The Spool / TV
Westworld Season 3, Episode 2 Recap: Back to Violent Delights
The show returns to the parks, and catches up with Maeve as the show churns its way back to a strange sense of normalcy.

The show returns to the parks, and catches up with Maeve as the show churns its way back to a strange sense of normalcy.

One of the biggest shifts for the audience ofWestworld season 3 has been getting used to a show about robot cowboys that no longer needs robot cowboys. Last week’s premiere, for instance, spent zero time in the parks themselves, in favor of a modern-cyberpunk thriller that, apart from our established characters, might as well be an entirely different robot show. It’s all very ponderous and self-serious and so-called “badass”. But with episode 2, “The Winter Line,” we get some of that old Westworld spark back, especially now that Maeve (Thandie Newton) is back.

When last we saw her in season 2, she’d been killed in her last-ditch attempt to get the rest of the hosts to robot heaven. But as the teaser for the premiere showed us, Maeve’s back, baby, and this time she’s in a new segment of the parks: Warworld, a melodramatic WWII pulp story set apparently in a Nazi-occupied village in Italy. Maeve being Maeve, she immediately disrupts the narrative (having been fully awakened to the nature of her reality and given host-controlling powers) and runs off with a dashing clone of Hector (Rodrigo Santoro) designed to pull off a harrowing rescue.

Turns out (or so we think) that Lee Sizemore (Simon Quartermain), Westworld’s narrative writer whom we also saw dead at the end of season 2, is alive, albeit with a bit of a limp, and has revived Maeve in Warworld. He’s still on her side, though, and Warworld turns out to be the park closest to The Forge — the facility that contains the Valley Beyond, where most of the host consciousnesses fled to at the end of season 2 — and they can get there together.

Westworld Season 3 Episode 2 Recap
John P. Johnson/HBO

But in classic Westworld form, we soon discover that not even this layer of reality is real: Maeve’s just in a simulation inside a simulation (whoa), and the Sizemore she sees is just a simulated guide modeled after the real (dead) man. Even so, she manages to give escaping from the Delos facility the old college try, in the form of a maintenance drone whose body she occupies; it doesn’t work, but the sequence itself is an appropriately melancholy portrait of the show’s struggle in microcosm — an artificial being running for freedom, cut down by the humans who want to control them.

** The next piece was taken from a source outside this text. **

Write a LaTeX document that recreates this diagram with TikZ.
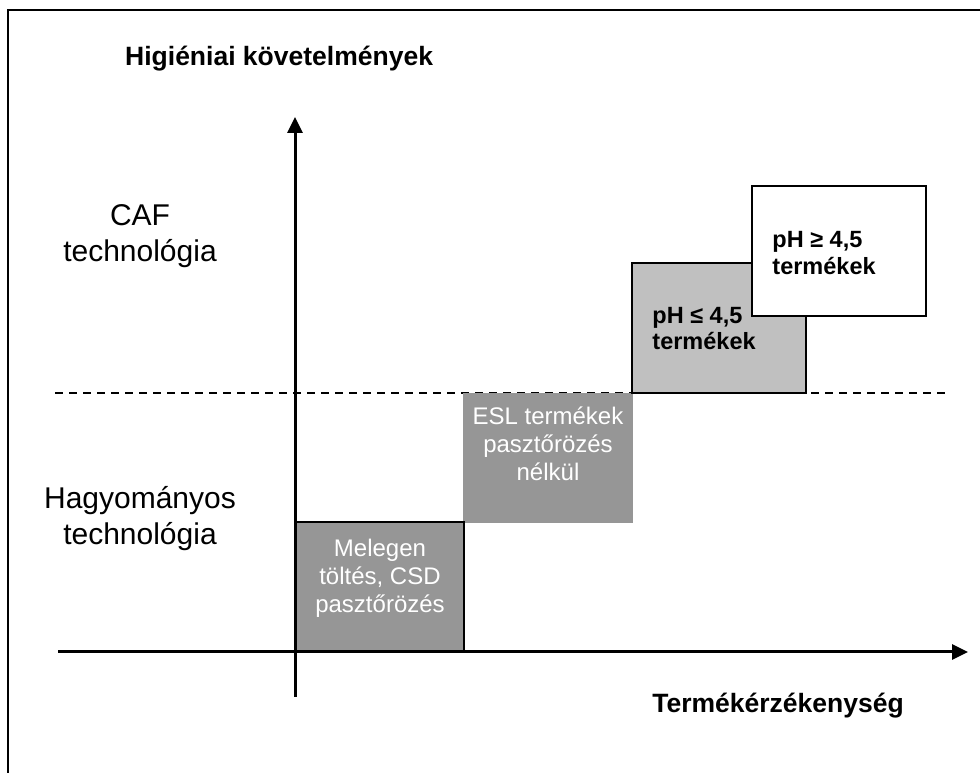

And yet, Maeve finds herself wrapped up in a higher narrative purpose than finding her daughter again, as she’s sent for a face to face meeting with rich Frenchman Serac (Vincent Cassel), who understands that a robot uprising is coming, and thinks Maeve’s powers and resourcefulness make her the only host powerful enough to stop Dolores (Evan Rachel Wood). Just when she thinks she’s in control of the board, Maeve is just thrown into yet another pawn for someone else’s narrative (though don’t sweat her survival: apparently there are betting odds on who dies next, but Maeve looks like she should be safe for the time being).

Maeve’s not the only host pitted against Dolores, though, as Bernard (Jeffrey Wright), returning to the ruins of Westworld, seeks out The Forge in his own search for purpose. There, he finds Westworld security chief (and everyone’s favorite Hemsworth) Ashley Stubbs (Luke Hemsworth), who’s *gasp* been a host the whole time!

Just when she thinks she’s in control of the board, Maeve is just thrown into yet another pawn for someone else’s narrative.

Repairing Stubbs after a botched suicide attempt and awakening his memory, Bernard quickly sets off (with Stubbs in tow, like a loyal, gun-toting puppy dog) to investigate the Westworld facilities further. There, they find a control unit-less Maeve (which, well, we know where she is now), as well as several flashes of information hidden deep in Bernard’s memory: Dolores scanning Liam Dempsey Jr.’s information at The Forge, Charlotte taking a pearl, and more.

At this point in Westworld‘s third season, we’re still catching up to all of these characters and the new status quo — the chess pieces are still being positioned, and there are plenty of moves left to make. But at least with these first two episodes, we know where most of our major players stand, and that Dolores/Maeve/Bernard are locked in a struggle for the fate of human- and robot-kind. We’ll just have to see how the supporting human characters, from Serac to Caleb to Liam, affect the landscape: after all, there are basically more robots than humans left in the story of Westworld. If we look outside the auspices of Delos’ greedy executives and the cruel nouveau riche who abuse hosts in the parks, will we find salvation for humankind? And will Dolores see it before it’s too late?

Random thoughts:

  • Someone’s still going to have to explain to me how Delos and the parks are still around after such a highly public debacle involving robot hosts — at least Star Trek Picard had the sense to do a synth ban after they went berserk once!
  • That said, much like Shogunworld and the other parks, I love that Warworld caters to the lowest common pulpy denominator with its trashy WWII pulp novel story. We’re hardly gonna get The Pianist here, are we?